Human-machine teaming for document coding

Extracting required information from documents is a common task in may research areas such as Human-Computer Interaction (HCI), Psychology, Sociology, Law, and Business. For example, in a study to understand the the decision making process in the England appeal court, the researchers need to analysis count documents like this. The needed information includes the name of the defendant and the education level of the defendant at the time of offence.

Currently such information has to be extracted manually: someone needs to read through a document and find all the relevant information. It can take a few hours to ‘code’ one document (find all the required information), depends on the document length/complexity and number of pieces of information.
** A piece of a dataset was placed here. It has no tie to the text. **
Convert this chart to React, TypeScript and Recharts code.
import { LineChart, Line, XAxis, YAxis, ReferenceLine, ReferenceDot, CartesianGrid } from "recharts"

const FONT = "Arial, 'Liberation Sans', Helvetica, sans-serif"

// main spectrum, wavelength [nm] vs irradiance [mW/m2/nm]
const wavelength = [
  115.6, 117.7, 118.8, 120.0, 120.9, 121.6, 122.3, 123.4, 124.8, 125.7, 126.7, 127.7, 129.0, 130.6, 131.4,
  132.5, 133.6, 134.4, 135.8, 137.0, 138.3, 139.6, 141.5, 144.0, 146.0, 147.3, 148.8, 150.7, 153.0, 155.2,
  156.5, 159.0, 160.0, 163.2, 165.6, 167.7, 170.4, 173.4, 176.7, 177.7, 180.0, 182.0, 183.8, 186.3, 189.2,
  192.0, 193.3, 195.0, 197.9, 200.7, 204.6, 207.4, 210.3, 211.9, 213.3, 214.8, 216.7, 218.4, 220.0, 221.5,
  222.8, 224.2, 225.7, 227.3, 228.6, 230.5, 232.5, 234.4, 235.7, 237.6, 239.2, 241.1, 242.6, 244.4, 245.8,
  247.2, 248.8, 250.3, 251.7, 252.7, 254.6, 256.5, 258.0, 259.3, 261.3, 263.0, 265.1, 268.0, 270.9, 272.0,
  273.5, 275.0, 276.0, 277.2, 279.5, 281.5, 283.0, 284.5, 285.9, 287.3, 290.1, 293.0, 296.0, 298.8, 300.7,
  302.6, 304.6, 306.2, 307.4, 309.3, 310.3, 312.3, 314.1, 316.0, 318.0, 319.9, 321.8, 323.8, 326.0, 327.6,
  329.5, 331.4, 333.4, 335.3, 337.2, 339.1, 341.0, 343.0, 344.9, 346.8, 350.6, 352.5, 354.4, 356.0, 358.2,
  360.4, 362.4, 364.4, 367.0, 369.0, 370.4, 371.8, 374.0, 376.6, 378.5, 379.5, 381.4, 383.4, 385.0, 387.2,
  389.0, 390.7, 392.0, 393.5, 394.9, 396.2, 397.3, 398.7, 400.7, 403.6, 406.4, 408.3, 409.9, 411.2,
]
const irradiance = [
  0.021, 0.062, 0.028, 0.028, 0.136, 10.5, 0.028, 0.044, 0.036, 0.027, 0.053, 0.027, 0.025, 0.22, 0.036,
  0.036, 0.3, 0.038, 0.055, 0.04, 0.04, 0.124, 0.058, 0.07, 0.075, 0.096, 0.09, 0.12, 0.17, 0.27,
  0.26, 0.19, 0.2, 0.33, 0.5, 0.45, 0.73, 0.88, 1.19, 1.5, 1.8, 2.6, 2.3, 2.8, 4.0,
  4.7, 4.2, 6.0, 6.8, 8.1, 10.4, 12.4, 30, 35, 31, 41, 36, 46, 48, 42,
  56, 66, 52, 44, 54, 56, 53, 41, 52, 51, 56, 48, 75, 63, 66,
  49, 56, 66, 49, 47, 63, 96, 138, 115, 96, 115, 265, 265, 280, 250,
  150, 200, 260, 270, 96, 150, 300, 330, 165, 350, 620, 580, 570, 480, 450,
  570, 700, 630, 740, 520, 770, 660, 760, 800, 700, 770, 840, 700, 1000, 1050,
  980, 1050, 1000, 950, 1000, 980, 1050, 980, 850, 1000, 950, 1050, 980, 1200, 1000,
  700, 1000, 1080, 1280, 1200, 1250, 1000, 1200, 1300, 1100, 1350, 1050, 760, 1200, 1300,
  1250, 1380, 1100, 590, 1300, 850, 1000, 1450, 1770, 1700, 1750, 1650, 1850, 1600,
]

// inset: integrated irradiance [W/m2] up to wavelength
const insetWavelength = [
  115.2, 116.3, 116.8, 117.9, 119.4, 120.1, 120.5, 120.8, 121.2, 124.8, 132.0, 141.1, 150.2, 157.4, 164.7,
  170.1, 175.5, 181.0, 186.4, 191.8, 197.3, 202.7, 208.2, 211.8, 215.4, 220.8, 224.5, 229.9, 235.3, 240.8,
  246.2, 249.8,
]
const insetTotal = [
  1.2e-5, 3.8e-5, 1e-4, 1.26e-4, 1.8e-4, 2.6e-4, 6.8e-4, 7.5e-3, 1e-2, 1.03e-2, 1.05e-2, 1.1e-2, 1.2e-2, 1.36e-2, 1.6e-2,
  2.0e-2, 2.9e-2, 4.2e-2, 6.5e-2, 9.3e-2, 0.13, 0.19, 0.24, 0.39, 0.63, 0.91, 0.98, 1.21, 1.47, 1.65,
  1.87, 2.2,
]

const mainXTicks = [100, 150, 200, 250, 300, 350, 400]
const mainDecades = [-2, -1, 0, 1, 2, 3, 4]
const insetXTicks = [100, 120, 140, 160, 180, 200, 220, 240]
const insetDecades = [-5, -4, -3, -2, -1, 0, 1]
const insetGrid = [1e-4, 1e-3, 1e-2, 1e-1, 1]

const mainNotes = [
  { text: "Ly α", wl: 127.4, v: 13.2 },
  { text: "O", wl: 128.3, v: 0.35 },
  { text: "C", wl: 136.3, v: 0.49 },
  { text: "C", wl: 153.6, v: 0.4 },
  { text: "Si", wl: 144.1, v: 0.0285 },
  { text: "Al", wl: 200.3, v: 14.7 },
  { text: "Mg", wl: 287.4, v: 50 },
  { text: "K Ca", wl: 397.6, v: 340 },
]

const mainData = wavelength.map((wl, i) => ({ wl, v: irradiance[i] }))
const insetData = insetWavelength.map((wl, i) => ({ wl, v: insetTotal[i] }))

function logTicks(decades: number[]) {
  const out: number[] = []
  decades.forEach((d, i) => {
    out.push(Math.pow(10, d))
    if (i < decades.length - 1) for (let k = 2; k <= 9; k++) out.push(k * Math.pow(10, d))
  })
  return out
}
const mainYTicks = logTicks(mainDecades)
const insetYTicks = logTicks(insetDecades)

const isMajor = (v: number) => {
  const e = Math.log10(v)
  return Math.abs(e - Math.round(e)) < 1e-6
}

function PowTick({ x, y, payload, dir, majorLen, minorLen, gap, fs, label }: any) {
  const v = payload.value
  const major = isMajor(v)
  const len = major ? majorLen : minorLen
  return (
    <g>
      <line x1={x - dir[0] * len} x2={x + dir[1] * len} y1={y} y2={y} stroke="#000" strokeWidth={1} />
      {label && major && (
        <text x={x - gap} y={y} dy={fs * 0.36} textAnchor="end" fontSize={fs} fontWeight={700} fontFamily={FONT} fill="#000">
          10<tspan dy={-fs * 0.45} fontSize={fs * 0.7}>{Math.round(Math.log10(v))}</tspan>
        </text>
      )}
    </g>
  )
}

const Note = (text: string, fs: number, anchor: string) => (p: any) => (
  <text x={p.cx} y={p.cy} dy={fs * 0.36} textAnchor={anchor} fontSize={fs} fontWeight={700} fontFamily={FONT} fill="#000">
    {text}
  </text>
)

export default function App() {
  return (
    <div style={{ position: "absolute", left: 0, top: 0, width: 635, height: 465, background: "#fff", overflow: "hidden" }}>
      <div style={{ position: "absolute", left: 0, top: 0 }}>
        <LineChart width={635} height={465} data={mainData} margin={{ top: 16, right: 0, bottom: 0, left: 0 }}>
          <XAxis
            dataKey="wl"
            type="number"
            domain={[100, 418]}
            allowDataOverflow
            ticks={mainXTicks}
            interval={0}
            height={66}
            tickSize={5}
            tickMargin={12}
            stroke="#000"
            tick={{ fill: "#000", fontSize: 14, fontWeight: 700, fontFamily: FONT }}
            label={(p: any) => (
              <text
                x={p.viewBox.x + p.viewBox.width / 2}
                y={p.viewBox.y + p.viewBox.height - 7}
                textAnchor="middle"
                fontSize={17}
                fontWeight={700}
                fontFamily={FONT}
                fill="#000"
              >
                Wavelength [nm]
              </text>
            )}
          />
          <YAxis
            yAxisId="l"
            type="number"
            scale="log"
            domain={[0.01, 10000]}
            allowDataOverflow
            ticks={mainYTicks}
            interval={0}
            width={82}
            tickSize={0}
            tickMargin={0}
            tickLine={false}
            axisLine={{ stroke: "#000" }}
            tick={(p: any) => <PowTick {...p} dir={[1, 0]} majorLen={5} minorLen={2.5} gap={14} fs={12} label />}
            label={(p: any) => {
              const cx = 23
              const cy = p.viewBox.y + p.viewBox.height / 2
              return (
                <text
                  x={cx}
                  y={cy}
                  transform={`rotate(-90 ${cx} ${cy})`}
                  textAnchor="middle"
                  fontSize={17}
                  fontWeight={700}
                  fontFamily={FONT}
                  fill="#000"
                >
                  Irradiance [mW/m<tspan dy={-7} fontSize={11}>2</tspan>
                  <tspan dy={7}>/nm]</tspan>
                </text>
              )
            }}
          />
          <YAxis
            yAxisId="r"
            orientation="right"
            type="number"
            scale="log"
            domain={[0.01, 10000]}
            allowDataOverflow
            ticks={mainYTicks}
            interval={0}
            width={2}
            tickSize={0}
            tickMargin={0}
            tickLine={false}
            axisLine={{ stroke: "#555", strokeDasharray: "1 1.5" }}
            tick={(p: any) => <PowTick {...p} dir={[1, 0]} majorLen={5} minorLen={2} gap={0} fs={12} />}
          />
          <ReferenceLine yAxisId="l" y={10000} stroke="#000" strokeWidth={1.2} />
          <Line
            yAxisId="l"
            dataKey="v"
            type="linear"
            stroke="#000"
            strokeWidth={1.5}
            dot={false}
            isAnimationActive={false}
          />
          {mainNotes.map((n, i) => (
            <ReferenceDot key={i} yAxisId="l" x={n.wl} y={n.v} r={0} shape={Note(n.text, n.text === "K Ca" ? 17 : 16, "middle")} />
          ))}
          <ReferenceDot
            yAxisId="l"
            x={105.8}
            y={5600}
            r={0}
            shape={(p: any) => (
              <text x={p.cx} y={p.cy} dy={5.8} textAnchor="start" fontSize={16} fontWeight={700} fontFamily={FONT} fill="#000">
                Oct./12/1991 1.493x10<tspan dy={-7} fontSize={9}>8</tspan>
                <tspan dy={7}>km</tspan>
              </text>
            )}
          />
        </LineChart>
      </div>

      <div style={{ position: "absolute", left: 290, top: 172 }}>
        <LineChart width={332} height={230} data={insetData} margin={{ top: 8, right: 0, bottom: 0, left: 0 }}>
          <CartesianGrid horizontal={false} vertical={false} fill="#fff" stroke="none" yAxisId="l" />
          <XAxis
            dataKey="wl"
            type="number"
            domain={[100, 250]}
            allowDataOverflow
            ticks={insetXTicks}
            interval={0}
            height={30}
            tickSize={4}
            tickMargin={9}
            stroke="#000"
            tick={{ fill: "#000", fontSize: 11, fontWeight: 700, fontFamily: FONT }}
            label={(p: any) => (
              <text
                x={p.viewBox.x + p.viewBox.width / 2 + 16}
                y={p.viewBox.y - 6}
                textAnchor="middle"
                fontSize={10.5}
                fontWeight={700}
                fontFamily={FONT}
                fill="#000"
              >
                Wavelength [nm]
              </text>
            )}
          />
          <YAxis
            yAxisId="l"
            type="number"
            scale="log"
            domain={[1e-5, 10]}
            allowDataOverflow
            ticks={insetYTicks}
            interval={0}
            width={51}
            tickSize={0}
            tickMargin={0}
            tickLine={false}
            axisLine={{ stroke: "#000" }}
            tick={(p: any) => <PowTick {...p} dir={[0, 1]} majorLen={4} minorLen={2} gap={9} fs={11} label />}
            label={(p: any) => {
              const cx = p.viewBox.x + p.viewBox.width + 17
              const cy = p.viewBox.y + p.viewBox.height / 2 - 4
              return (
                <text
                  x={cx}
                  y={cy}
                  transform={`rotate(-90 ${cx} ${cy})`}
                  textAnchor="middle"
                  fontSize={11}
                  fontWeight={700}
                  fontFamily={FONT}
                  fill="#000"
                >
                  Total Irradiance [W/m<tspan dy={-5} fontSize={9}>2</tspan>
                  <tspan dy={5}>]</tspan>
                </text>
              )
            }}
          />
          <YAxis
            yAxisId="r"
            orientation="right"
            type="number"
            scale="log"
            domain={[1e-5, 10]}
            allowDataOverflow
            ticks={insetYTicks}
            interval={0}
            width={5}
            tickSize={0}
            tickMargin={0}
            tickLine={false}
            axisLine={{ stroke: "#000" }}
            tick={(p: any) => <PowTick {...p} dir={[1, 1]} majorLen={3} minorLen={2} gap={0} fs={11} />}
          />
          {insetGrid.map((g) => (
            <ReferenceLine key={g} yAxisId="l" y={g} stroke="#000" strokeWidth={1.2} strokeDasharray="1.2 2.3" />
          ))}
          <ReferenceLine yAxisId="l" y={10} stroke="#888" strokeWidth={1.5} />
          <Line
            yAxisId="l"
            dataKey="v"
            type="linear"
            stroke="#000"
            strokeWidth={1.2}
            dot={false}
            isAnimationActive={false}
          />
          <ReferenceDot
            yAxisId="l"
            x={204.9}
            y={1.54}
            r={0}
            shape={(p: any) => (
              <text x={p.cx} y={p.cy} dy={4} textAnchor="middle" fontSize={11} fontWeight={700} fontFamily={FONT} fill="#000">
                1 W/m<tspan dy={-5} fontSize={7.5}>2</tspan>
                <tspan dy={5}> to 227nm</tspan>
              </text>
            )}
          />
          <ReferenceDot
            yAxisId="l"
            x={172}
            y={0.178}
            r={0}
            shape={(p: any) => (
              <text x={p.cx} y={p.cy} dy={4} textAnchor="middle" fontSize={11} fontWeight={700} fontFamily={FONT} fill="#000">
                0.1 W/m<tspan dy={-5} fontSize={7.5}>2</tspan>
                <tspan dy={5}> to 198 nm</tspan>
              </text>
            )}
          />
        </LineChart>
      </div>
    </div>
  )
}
This makes such research very time consuming (weeks or months just to code the documents) and significantly limit the power of analysis (some statistical analyses require a minimal number of samples).

The goal of this project is improve this process through ‘human-machine teaming’, researcher and algorithm work together to improve the efficiency and accuracy. While in theory it may be possible to automate such analysis with machine learning, there are some obstacles:

  1. Most models requires a large number of training samples, which are difficult to create (time consuming);
  2. The machine learning model trained for one dataset/research question (such as appeal court documents) may not work well with a different dataset/research questions (such as criminal court documents).
  3. Finally, the analysts heavily relies on machine learning expert/programmer to create the model and system for them. They don’t understand how the tool works and how to change it to meet their needs better.

The ‘human-machine teaming’ approach can potentially address all these issues:

  1. Through an interactive user interface (such as the one shown above), analysts can constantly provide new samples to the model, and the model can continuously improve itself with such feedback, and ask answer for the most ambiguous example to reduce the total number of samples needed.
  2. By using the latest ‘transfer learning’ approach, the machine learning model can be quickly trained to adapt to different dataset and research question, requiring much less number of samples than training the model from scratch.
  3. Finally, the tool will be designed in such a way to minimise the need of a machine learning expert/programmer to adapt the tool to new dataset and research question.

Besides these, the project will also follow the ‘explainable AI’ approach, to make the underlying machine learning model more approachable to the researchers, understanding why it makes certain decisions and recommendations, and deciding whether they are suitable for the research.